# EXERCISE TASK:
Return, exactly as written, every line from the first line of the data below through the line that contains "thickness = np.linspace(0, 1.5e-4, 100)".

# MATERIAL:
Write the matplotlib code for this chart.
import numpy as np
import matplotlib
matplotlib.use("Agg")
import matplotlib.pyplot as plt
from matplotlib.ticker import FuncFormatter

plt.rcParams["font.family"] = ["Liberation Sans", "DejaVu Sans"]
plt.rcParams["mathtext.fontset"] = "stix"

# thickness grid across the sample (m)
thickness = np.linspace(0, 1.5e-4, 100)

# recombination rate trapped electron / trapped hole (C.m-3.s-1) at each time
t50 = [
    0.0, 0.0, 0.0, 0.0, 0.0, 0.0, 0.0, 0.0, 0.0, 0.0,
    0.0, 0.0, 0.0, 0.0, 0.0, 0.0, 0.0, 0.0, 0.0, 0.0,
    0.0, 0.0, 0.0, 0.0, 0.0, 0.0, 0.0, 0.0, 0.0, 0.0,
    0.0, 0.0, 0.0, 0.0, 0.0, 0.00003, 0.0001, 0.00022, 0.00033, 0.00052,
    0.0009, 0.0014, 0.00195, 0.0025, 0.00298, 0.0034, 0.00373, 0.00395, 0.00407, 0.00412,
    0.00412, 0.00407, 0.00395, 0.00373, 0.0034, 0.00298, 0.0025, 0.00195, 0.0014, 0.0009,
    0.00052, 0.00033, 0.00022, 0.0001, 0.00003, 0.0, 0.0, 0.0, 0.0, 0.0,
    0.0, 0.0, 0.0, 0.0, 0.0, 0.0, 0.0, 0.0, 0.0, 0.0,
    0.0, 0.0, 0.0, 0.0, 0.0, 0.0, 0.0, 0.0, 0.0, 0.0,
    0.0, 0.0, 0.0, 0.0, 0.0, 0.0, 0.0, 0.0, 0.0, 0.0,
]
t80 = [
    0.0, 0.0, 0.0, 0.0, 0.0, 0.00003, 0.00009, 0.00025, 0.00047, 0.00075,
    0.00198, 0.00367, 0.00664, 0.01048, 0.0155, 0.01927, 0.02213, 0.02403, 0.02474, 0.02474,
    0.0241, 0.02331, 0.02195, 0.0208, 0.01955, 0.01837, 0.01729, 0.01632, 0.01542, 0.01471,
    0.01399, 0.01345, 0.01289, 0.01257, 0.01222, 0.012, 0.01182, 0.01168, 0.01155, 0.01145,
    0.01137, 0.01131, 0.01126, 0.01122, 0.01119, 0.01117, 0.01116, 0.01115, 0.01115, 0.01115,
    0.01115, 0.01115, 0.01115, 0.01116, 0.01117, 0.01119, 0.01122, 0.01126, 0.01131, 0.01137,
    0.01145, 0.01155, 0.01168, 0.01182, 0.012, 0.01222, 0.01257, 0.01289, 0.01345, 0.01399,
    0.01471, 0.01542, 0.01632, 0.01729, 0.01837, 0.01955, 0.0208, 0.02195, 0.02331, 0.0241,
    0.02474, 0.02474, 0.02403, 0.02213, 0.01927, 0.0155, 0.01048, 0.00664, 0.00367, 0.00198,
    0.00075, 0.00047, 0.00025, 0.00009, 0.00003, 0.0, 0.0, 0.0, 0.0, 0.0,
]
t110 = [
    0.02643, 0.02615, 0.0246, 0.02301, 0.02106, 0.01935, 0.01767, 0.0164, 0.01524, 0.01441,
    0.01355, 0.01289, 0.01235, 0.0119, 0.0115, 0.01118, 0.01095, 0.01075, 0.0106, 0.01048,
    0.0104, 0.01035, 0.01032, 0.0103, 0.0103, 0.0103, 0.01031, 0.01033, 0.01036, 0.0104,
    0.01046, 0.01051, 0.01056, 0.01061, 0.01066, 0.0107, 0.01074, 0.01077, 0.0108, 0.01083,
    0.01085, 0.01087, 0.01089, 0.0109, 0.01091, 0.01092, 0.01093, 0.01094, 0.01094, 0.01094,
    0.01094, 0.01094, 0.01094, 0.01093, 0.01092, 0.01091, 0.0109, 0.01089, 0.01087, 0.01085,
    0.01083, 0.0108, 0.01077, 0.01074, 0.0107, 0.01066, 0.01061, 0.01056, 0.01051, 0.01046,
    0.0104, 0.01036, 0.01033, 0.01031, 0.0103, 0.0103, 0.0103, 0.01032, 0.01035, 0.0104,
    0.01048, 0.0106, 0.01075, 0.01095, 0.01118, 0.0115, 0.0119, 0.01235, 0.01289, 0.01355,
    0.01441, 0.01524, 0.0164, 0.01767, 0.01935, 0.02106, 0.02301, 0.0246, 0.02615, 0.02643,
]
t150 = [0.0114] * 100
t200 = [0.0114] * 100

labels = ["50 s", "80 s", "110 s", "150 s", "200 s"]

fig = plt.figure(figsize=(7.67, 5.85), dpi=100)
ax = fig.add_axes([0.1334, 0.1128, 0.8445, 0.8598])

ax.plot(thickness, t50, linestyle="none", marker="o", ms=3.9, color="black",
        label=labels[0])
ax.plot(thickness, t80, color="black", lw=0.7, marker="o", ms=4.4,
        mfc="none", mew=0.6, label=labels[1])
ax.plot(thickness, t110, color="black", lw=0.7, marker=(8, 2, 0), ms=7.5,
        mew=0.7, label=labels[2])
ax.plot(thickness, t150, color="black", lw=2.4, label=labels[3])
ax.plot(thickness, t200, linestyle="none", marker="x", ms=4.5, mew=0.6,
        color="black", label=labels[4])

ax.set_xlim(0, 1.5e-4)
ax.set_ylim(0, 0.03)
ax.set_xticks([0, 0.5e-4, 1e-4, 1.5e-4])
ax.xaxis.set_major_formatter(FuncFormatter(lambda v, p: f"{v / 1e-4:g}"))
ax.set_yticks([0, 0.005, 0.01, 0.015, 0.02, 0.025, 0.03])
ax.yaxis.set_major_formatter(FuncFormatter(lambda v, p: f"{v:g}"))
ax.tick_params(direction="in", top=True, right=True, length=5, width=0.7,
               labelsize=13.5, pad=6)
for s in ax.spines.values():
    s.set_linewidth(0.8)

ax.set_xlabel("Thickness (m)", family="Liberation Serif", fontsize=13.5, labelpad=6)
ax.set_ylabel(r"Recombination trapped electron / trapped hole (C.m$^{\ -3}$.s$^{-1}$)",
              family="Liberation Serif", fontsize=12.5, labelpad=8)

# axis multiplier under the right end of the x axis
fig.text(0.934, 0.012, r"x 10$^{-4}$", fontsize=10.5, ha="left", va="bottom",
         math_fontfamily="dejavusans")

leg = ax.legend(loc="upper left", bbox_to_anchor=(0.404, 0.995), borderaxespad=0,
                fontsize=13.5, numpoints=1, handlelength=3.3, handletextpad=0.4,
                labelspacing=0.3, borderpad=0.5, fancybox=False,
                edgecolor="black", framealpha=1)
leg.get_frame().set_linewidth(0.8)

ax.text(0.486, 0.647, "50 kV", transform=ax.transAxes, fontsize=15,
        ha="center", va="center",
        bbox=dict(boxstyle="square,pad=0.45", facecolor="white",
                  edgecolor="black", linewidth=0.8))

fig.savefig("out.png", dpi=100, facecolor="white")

# FINAL RESULT:
Write the matplotlib code for this chart.
import numpy as np
import matplotlib
matplotlib.use("Agg")
import matplotlib.pyplot as plt
from matplotlib.ticker import FuncFormatter

plt.rcParams["font.family"] = ["Liberation Sans", "DejaVu Sans"]
plt.rcParams["mathtext.fontset"] = "stix"

# thickness grid across the sample (m)
thickness = np.linspace(0, 1.5e-4, 100)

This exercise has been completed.